[Records with drawing code]
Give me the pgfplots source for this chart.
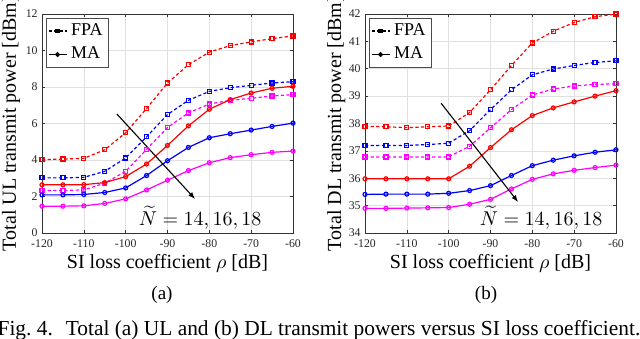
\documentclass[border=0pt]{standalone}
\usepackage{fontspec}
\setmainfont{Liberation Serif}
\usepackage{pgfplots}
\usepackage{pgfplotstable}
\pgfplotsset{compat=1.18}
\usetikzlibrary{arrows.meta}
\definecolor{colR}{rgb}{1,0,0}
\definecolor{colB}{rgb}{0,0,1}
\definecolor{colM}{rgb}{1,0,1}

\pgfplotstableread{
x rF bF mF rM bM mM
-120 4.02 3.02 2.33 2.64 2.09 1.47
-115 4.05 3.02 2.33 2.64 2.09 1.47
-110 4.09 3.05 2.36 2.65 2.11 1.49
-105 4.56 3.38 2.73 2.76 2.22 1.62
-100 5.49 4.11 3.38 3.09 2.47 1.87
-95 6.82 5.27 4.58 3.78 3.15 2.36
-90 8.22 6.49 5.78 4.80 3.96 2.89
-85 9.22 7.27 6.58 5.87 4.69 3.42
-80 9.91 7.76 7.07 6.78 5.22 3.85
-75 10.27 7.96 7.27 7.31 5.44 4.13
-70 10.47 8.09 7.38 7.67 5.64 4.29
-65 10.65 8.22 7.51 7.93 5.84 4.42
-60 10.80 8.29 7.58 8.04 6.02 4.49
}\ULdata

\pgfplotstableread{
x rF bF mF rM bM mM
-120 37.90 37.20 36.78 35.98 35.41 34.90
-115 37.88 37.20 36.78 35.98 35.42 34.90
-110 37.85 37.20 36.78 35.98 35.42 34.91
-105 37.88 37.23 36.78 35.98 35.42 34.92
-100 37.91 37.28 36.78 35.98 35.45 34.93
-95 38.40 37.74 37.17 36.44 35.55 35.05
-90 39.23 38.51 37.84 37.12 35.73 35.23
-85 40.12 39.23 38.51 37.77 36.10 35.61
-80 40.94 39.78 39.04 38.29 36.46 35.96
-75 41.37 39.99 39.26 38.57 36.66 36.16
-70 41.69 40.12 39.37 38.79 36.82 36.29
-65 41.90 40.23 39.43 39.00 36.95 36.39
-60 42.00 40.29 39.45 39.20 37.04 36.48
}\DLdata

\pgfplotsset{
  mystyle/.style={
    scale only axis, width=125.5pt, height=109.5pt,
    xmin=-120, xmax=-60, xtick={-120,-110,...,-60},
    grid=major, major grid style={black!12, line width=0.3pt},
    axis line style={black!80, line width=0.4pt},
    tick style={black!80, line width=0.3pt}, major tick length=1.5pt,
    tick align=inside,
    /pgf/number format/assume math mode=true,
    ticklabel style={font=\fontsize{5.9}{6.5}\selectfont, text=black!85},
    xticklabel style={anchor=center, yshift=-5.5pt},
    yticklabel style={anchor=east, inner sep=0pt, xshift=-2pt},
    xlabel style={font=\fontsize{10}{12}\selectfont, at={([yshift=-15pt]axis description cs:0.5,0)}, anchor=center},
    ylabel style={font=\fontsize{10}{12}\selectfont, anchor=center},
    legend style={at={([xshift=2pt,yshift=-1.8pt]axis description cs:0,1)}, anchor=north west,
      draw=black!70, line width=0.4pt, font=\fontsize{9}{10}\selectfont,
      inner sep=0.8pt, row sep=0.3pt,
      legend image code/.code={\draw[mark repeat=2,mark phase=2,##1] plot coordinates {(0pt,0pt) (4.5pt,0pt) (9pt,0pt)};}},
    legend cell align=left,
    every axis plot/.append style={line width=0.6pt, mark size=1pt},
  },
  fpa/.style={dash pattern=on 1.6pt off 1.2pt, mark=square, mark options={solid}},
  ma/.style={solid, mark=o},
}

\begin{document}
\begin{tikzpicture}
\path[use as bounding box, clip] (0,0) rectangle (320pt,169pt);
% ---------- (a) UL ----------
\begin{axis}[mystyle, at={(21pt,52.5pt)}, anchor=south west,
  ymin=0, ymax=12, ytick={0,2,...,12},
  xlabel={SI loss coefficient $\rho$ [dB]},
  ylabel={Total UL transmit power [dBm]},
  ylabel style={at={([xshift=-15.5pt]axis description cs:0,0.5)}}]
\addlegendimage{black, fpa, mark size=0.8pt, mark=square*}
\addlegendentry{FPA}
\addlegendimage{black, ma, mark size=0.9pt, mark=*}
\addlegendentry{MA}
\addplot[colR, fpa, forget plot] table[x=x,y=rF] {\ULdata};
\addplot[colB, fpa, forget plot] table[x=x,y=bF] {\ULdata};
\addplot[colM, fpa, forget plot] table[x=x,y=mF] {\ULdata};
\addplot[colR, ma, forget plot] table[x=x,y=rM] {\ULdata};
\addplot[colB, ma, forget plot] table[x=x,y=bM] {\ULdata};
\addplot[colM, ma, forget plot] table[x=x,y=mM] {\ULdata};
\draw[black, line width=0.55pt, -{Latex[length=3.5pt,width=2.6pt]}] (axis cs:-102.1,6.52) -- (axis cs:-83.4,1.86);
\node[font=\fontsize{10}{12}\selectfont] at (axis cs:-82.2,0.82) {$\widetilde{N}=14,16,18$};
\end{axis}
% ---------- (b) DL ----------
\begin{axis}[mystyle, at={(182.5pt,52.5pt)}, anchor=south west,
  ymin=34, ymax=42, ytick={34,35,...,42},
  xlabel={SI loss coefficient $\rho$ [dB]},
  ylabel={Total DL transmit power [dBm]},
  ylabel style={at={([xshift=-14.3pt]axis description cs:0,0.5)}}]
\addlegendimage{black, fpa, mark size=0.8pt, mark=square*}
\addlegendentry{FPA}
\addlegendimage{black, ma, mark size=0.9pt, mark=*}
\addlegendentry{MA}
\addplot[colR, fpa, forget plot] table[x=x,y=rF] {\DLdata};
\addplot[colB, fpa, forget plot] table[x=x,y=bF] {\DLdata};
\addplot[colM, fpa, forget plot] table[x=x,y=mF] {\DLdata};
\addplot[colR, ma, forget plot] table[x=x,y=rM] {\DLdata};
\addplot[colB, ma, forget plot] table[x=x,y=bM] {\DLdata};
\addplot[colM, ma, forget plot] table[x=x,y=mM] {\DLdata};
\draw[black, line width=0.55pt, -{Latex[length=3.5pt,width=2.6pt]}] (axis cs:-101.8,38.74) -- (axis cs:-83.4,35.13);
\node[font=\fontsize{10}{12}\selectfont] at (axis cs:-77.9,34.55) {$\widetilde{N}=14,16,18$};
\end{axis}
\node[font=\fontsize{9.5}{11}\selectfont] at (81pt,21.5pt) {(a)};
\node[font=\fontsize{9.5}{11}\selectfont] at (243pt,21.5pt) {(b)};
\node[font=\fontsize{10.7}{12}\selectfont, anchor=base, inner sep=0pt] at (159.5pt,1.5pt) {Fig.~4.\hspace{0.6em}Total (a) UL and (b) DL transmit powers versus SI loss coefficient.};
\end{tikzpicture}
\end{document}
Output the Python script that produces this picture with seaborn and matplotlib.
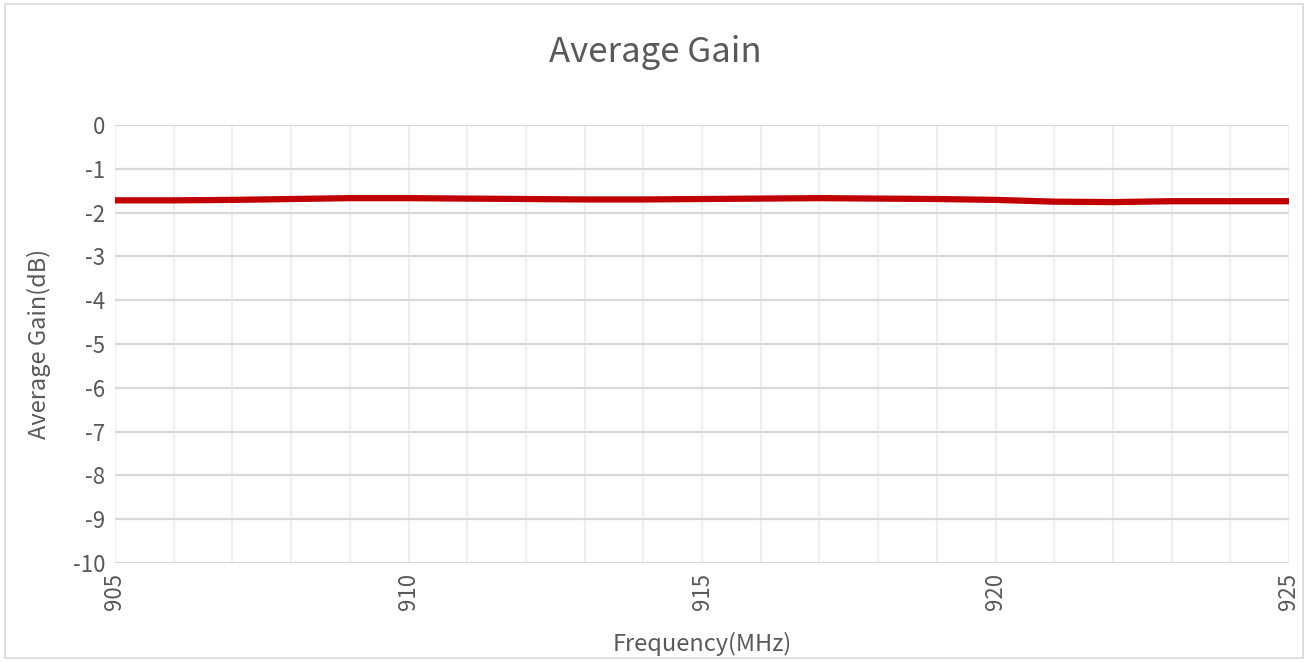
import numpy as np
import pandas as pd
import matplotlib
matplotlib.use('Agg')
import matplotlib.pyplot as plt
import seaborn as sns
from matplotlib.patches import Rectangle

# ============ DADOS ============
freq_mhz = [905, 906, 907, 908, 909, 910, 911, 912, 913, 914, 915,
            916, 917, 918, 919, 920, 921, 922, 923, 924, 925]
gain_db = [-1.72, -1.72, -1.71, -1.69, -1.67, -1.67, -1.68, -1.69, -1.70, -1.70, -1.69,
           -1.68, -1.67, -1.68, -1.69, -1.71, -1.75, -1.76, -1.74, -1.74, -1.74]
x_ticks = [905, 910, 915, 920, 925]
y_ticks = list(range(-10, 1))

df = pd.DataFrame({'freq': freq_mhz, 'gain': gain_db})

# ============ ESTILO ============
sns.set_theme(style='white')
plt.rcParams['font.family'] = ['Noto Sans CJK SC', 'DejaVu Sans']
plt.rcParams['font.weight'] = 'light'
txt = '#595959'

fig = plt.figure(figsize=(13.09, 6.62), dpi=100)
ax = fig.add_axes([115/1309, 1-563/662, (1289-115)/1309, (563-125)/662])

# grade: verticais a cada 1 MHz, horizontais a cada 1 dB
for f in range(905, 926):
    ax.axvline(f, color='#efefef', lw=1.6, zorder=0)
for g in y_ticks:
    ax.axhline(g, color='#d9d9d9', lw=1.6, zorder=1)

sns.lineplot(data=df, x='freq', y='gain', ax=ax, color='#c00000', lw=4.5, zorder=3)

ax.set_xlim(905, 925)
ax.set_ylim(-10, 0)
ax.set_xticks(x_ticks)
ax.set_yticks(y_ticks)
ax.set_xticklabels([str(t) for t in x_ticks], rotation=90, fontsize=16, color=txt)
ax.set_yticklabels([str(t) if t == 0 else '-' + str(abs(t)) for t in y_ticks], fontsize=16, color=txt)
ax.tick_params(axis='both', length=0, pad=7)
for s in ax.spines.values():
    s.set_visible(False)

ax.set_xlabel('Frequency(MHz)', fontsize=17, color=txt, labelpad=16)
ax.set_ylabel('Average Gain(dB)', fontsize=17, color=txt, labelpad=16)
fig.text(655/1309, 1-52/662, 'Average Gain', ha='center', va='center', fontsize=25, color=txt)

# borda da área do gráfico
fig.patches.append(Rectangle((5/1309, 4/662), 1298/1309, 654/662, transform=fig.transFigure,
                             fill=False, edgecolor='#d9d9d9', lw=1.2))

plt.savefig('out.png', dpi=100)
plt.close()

* [EXERCISE GOAL] Pull out and copy each line containing the string "seaborn".

* [ANSWER TO THIS PROBLEM]
Output the Python script that produces this picture with seaborn and matplotlib.
import seaborn as sns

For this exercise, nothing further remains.